How to List All Pages on a Website (Exporting the URL List)
Finding the URLs is step one. The second step — listing them in a usable format — is what makes the audit actionable. A "list all pages on a website" workflow produces a single flat file of URLs you can hand to a copywriter, import into a spreadsheet, or feed into another tool. Three reliable export paths:
From the sitemap directly. Open the sitemap in a browser and view source. The URLs sit inside <loc> tags — a regex grab (/<loc>(.+?)<\/loc>/g) extracts the list. For a sitemap index that points to multiple child sitemaps, run the same grab against each child and concatenate. Command-line option: curl https://example.com/sitemap.xml | grep -oP '(?<=<loc>).+?(?=</loc>)' produces a clean newline-separated list.
From SitemapFixer. Enter the domain on the homepage and we crawl, parse, and group every URL by section automatically. The export gives you a CSV with URL, last-modified date, and cluster — no command line required.
From Search Console. Property → Indexing → Pages → Export. This gives you Google's view of the site rather than the site's self-reported view, which is the right list for SEO triage. The two lists will not match perfectly — that gap is often where the most interesting findings hide.
How to Find All Subpages of a Website (Including Hidden Ones)
"Subpages" usually means pages beneath the homepage on the same domain — anything that is not the root /. The sitemap gives you the official list. To find subpages the sitemap omits, combine three techniques:
Path-scoped site: queries. Run site:example.com/blog/ to surface only blog subpages, then site:example.com/docs/ for docs, and so on for every top-level directory you know exists. Each path-scoped query returns up to a few hundred results — far more than a single domain-wide site: query, which caps at around 300 in Google's UI.
Wayback Machine path discovery. Visit web.archive.org/web/*/example.com/* and the calendar view lists every URL the archive has ever snapshotted, organised by date. Useful for finding decommissioned pages that still attract backlinks (a content opportunity if you re-publish or 301 them).
Subdomain enumeration. A "site" in practice often includes subdomains the main sitemap ignores. Run site:*.example.com for a wildcard subdomain search, or use crt.sh to query certificate transparency logs (https://crt.sh/?q=%25.example.com) — every TLS certificate the domain ever issued is logged, which often reveals dev, staging, and forgotten subdomains.
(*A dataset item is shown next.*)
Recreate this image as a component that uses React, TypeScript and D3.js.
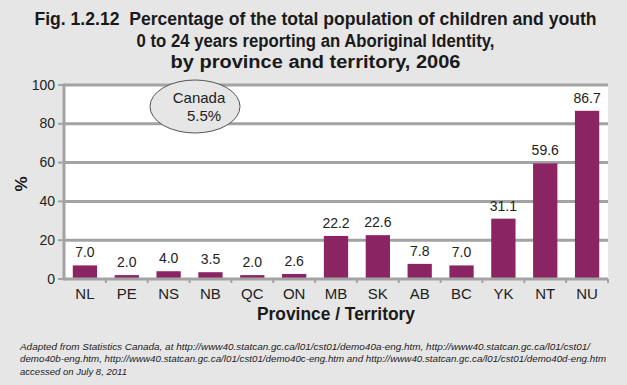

If your goal is a complete subpage list for a site you own, the cleanest path is to combine your sitemap with a server log scan: every URL that returned HTTP 200 in the last 90 days is a subpage that exists, whether it is in the sitemap or not.
How to See All Pages of a Website Without Installing Software
Desktop crawlers like Screaming Frog are powerful but require installation, a licence above 500 URLs, and a few hours to learn. For most audits — and for the "find all pages on a website online" use case — the in-browser path is faster and free:
Step 1. Open the sitemap URL directly (example.com/sitemap.xml). If it 404s, try example.com/sitemap_index.xml, example.com/wp-sitemap.xml, and example.com/robots.txt — the robots file often references the real sitemap location.
Step 2. If you cannot locate a sitemap manually, paste the domain into SitemapFixer. It checks 20+ common sitemap paths automatically and runs through robots.txt for the canonical location. You get the URL list in your browser, no install needed.
Step 3. Cross-reference with the Google site: operator for indexed coverage. The difference between the sitemap list and the site: list is your most useful signal — sitemap URLs missing from site: are not indexed; site: URLs missing from the sitemap are orphan or undeclared content.